┌──

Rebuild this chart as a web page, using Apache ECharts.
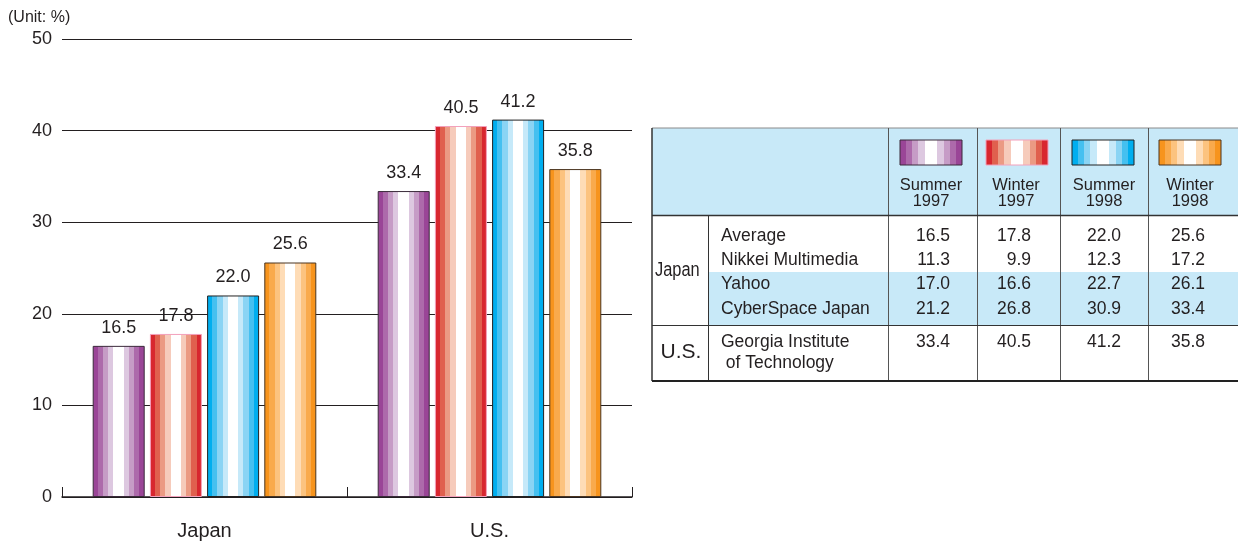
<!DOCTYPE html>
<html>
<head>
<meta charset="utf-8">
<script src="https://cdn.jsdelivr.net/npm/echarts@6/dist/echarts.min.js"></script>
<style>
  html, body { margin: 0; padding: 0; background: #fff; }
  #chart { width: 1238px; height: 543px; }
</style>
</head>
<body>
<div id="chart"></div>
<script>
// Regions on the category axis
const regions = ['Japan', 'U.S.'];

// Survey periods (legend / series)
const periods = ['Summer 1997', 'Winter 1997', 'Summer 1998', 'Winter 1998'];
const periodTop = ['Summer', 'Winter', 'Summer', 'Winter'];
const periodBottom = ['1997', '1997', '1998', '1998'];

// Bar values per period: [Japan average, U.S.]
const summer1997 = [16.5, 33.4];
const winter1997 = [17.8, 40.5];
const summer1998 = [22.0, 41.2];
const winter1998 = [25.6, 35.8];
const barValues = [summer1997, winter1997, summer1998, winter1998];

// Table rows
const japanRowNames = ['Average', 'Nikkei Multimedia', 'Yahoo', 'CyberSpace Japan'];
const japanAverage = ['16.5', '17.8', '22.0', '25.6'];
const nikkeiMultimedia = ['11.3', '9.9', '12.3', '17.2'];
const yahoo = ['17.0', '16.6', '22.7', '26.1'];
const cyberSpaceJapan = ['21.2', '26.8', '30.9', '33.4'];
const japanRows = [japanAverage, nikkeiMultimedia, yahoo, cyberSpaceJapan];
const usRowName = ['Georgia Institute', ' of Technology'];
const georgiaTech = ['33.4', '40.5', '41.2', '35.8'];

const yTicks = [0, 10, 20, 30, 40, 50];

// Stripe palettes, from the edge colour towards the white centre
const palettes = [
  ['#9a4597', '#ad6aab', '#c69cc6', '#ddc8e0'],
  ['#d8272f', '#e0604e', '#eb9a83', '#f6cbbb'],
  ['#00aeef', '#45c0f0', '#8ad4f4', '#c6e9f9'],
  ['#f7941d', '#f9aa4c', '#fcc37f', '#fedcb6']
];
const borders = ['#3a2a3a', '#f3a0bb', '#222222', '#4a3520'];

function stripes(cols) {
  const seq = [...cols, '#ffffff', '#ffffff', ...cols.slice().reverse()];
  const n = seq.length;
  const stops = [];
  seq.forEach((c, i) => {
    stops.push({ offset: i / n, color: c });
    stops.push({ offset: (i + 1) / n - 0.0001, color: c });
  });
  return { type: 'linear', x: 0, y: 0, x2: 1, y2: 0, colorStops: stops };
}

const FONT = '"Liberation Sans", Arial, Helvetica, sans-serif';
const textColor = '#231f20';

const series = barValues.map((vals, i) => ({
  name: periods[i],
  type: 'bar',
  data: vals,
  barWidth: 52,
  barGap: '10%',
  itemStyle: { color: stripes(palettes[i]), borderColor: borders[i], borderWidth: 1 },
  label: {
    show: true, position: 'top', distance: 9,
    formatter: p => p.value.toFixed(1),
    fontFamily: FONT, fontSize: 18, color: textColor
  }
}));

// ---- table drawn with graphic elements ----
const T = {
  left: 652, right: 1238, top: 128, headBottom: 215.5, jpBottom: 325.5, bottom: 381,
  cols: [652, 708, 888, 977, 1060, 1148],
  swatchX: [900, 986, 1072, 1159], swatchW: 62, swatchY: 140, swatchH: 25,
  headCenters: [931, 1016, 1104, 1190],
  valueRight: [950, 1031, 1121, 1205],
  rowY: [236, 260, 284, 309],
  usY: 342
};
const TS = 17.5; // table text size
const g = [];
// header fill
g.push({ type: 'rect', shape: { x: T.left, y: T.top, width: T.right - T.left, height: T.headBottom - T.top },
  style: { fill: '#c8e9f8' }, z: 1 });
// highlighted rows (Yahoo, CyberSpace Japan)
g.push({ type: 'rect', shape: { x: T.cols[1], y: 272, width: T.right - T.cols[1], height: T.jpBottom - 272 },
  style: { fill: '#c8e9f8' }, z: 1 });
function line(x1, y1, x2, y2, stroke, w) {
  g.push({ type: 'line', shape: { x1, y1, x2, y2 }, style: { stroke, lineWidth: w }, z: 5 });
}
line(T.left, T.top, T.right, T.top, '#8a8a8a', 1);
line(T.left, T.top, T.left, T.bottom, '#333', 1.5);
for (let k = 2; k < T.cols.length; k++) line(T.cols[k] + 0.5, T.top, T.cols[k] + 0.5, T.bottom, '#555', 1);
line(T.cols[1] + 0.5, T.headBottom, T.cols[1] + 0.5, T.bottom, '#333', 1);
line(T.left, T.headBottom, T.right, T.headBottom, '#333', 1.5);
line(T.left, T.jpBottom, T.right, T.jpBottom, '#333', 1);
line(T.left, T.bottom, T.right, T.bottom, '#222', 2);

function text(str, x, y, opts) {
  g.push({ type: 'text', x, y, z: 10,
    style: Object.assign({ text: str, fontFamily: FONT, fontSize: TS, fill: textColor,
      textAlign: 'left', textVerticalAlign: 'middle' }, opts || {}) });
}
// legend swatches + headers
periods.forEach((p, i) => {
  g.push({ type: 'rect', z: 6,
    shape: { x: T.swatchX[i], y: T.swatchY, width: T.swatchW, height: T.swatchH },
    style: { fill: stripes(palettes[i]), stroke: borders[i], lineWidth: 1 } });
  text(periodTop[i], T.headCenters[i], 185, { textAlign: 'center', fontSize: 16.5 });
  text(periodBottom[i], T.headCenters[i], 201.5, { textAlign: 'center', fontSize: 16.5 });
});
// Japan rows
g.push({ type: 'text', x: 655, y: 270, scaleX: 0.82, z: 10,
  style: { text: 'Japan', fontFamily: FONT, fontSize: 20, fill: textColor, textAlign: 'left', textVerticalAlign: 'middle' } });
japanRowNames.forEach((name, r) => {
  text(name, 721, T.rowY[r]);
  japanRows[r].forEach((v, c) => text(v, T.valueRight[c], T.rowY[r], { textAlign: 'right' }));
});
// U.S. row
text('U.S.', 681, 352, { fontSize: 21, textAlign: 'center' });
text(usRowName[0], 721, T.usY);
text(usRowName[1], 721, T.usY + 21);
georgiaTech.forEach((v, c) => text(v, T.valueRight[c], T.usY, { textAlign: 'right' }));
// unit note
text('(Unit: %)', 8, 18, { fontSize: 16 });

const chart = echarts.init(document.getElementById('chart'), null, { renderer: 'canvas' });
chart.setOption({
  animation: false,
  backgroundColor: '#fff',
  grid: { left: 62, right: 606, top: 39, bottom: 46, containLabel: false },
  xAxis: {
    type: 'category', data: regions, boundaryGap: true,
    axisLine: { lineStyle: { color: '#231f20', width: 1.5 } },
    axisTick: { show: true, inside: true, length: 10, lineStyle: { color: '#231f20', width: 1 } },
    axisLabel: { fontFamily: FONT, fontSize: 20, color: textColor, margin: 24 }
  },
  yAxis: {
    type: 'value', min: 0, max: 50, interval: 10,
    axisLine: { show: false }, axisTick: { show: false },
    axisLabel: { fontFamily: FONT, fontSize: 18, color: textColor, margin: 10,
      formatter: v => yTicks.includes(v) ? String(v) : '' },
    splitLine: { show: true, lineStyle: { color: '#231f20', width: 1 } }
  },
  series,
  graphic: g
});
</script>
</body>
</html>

└──

Please reproduce the listing exactly from its opening line through the line that contains "winter1997, summer1998, winter1998];", both included, with all pictures omitted.

OUTPUT OF THE EXERCISE –
Rebuild this chart as a web page, using Apache ECharts.
<!DOCTYPE html>
<html>
<head>
<meta charset="utf-8">
<script src="https://cdn.jsdelivr.net/npm/echarts@6/dist/echarts.min.js"></script>
<style>
  html, body { margin: 0; padding: 0; background: #fff; }
  #chart { width: 1238px; height: 543px; }
</style>
</head>
<body>
<div id="chart"></div>
<script>
// Regions on the category axis
const regions = ['Japan', 'U.S.'];

// Survey periods (legend / series)
const periods = ['Summer 1997', 'Winter 1997', 'Summer 1998', 'Winter 1998'];
const periodTop = ['Summer', 'Winter', 'Summer', 'Winter'];
const periodBottom = ['1997', '1997', '1998', '1998'];

// Bar values per period: [Japan average, U.S.]
const summer1997 = [16.5, 33.4];
const winter1997 = [17.8, 40.5];
const summer1998 = [22.0, 41.2];
const winter1998 = [25.6, 35.8];
const barValues = [summer1997, winter1997, summer1998, winter1998];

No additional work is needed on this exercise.